Monday, August 23, 2010

The thing is...

There's a blog I read frequently, mostly because it makes me laugh (sometimes until I cry, you can ask Brian, but I dare you to read THIS without belly laughing.), but also because this woman has a great sense of humor in the face of special needs. (this is her picture to the left) Her youngest boy has autism, her oldest twins spent some time in the NICU, and the kid in the middle has such severe digestion issues that she has to start school at home because she can't go to the bathroom. Yet, in the midst of it all, this woman can find humor.

The thing is, sometimes I read her posts and I totally get it. Especially this one.

Recently I've found myself doing this exact thing. I had a friend not too long ago mention that a group of us should get together on a regular basis, kids in tow. I felt so bad, but I was like, "the thing is..." then what sounds like excuses to not see my friends come spewing forth: Sadie screams in the car, we have to do medicine at 6:30, if her routine is messed up in the evening she won't go to sleep, etc etc etc... Believe me, I would rather hang out with friends than be stuck at home, chained to the bouncy chair all day and night. I would rather come play with your kids and cuddle your sweet babies than go to bed at 8:30 because my daughter can't sleep unless she's up against me. But the thing is, I can't. This is my life, and we reserve car trips for therapies and doctor's appointments because they are traumatic for everyone involved (side note: I've recently discovered the free valet parking at PCH, and it's so nice!!), so sorry if I sound like I don't want to hang out, it's not that at all.

Don't get me wrong, I love Sadie. I love that she knows me. I love that she smiles at me and "talks" to me. And I love when she falls asleep nursing in my arms (which is actually the ONLY way she'll fall asleep) because when I'm holding her I feel like we're NORMAL. But the fact is nobody is "normal". Go back and read the comments at the bottom of that post. Those moms get it too, because, like me, they've had to tell their friends/family/acquaintances, "the thing is..."

2 comments:

  1. Oh yeah, Cristy...I went over there and posted even. I sure wish I'd had the type of support back 30 years ago when I thought I was going stark raving mad myself. [Criss says, "HI!!"] And, truly, Criss was THE ONLY ONE that got it! I don't know why, but she was the only family member that loved me through all those years when I thought it was me, my parenting, my background, my this and my that!![my daughter wasn't dx'd until she was 16yo!!] I'm a perfect victim and that has NOT helped at all. Even now at 62 [well...almost], I'm constantly evaluating my parenting skills because my daughter, 30, lives with us and her husband. AND, after so many of those years of "we'd love to...but the thing is..." we've gotten use to our own company. We became better friends, my husband and I, through all this and it made us closer. There are many that can't say that...so I'm grateful.
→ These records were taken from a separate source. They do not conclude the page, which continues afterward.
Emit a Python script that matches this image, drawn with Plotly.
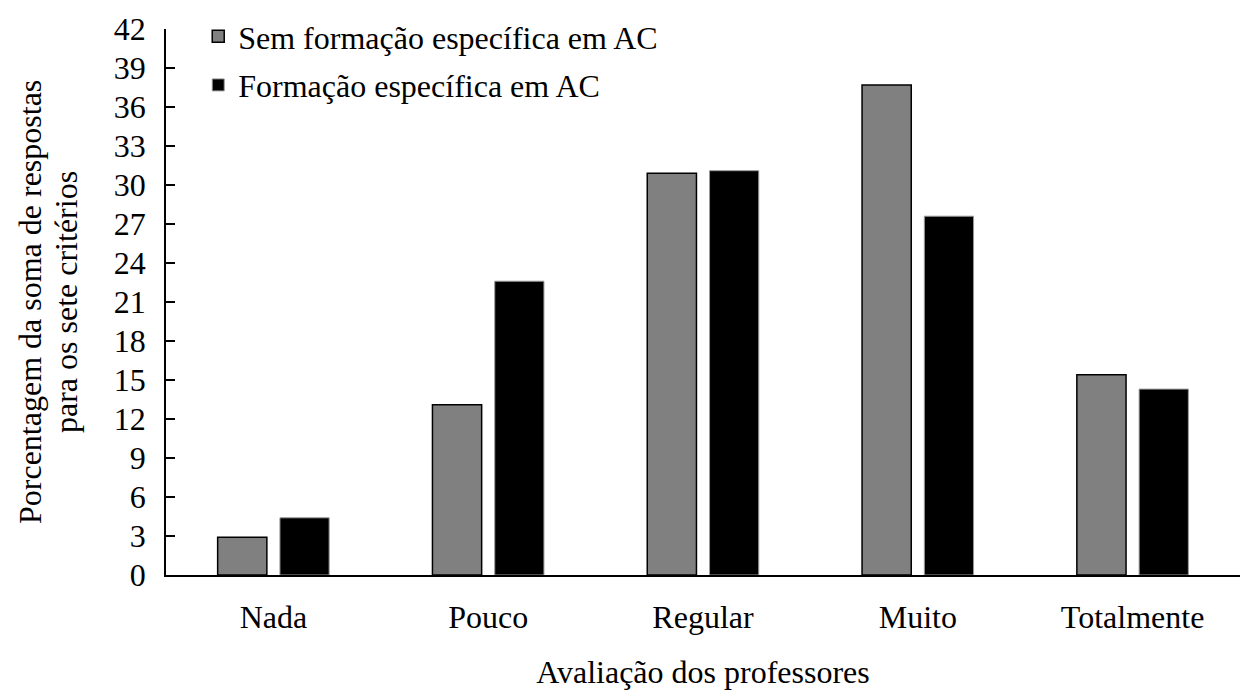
import plotly.graph_objects as go

categorias = ["Nada", "Pouco", "Regular", "Muito", "Totalmente"]
sem_formacao = [2.9, 13.1, 30.9, 37.7, 15.4]
com_formacao = [4.4, 22.6, 31.1, 27.6, 14.3]
ticks_y = list(range(0, 43, 3))
titulo_y = ["Porcentagem da soma de respostas", "para os sete critérios"]

FONT = "Liberation Serif"
SIZE = 32

fig = go.Figure()
fig.add_trace(go.Bar(
    x=categorias, y=sem_formacao, name="Sem formação específica em AC",
    marker=dict(color="#808080", line=dict(color="#000000", width=1.5)),
    legendgroup="a",
))
fig.add_trace(go.Bar(
    x=categorias, y=com_formacao, name="Formação específica em AC",
    marker=dict(color="#000000", line=dict(color="#9a9a9a", width=1)),
    legendgroup="b",
))

# two-line vertical axis title, one annotation per line
for texto, xpx in zip(titulo_y, (30, 66)):
    fig.add_annotation(
        text=texto, textangle=-90, showarrow=False,
        xref="paper", yref="paper", x=(xpx - 166) / 1074, y=0.5,
        xanchor="center", yanchor="middle",
        font=dict(family=FONT, size=SIZE, color="black"),
    )

fig.update_layout(
    width=1254, height=699,
    margin=dict(l=166, r=14, t=29, b=124, autoexpand=False),
    paper_bgcolor="white", plot_bgcolor="white",
    font=dict(family=FONT, size=SIZE, color="black"),
    barmode="group", bargap=0.42, bargroupgap=0.21,
    showlegend=True,
    legend=dict(
        x=0.03, xanchor="left",
        y=1 + 20 / 546, yanchor="top",
        bgcolor="rgba(0,0,0,0)", font=dict(family=FONT, size=SIZE),
        traceorder="grouped", tracegroupgap=4, itemwidth=30,
    ),
    xaxis=dict(
        showline=True, linecolor="black", linewidth=1.5,
        ticks="outside", ticklen=13, tickcolor="rgba(0,0,0,0)",
        tickfont=dict(family=FONT, size=SIZE),
        title=dict(text="Avaliação dos professores", standoff=26,
                   font=dict(family=FONT, size=SIZE)),
        showgrid=False, zeroline=False,
    ),
    yaxis=dict(
        range=[0, 42], tickvals=ticks_y, showline=True, linecolor="black",
        linewidth=1.5, ticks="inside", ticklen=9, tickwidth=1.5, tickcolor="black",
        ticklabelstandoff=12,
        tickfont=dict(family=FONT, size=SIZE),
        showgrid=False, zeroline=False,
    ),
)

fig.write_html("out.html")
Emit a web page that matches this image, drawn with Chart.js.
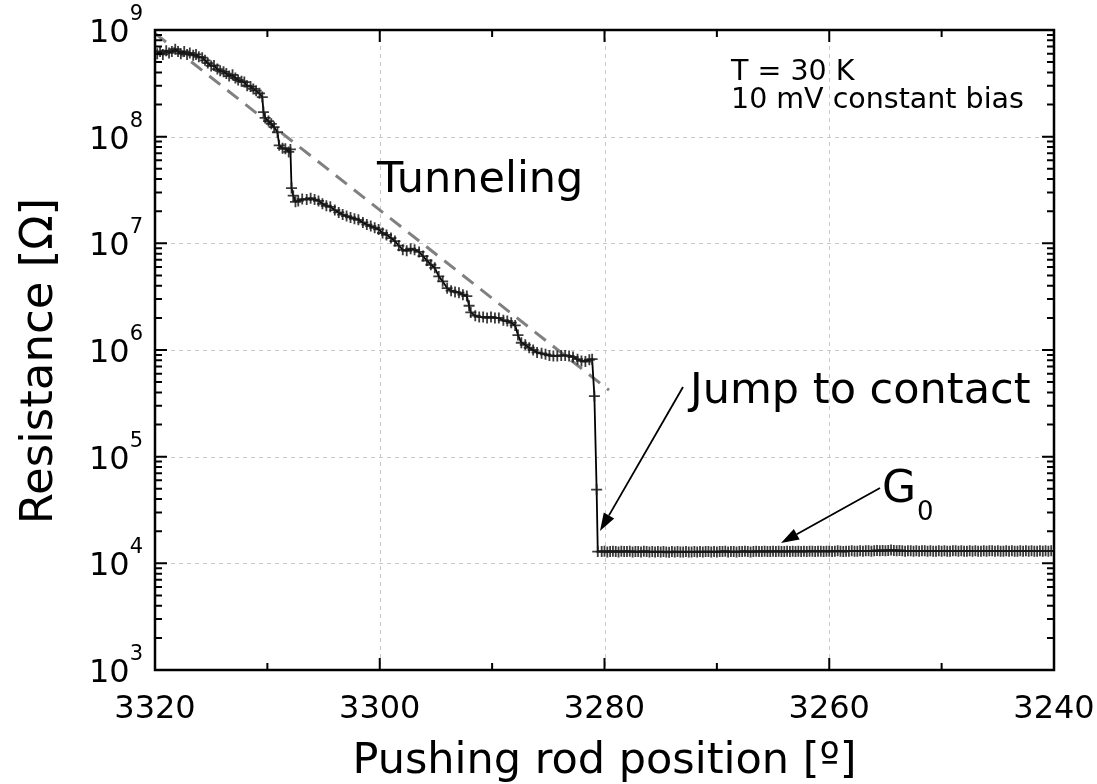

    AND DON'T GET ME WRONG EITHER, I love our daughter and her wonderful patient husband...she doesn't nurse anymore, but there are still times when she sucks the life right out of me because I've never quite got the fact that she and I [DH and her DH] are just doing the very best we can.

    So, Cristy, Brian and Sadie, I'd love to be able to get by and say 'HI' more often, but 'the thing is...' I'm now trying to figure out what the rest of this life holds.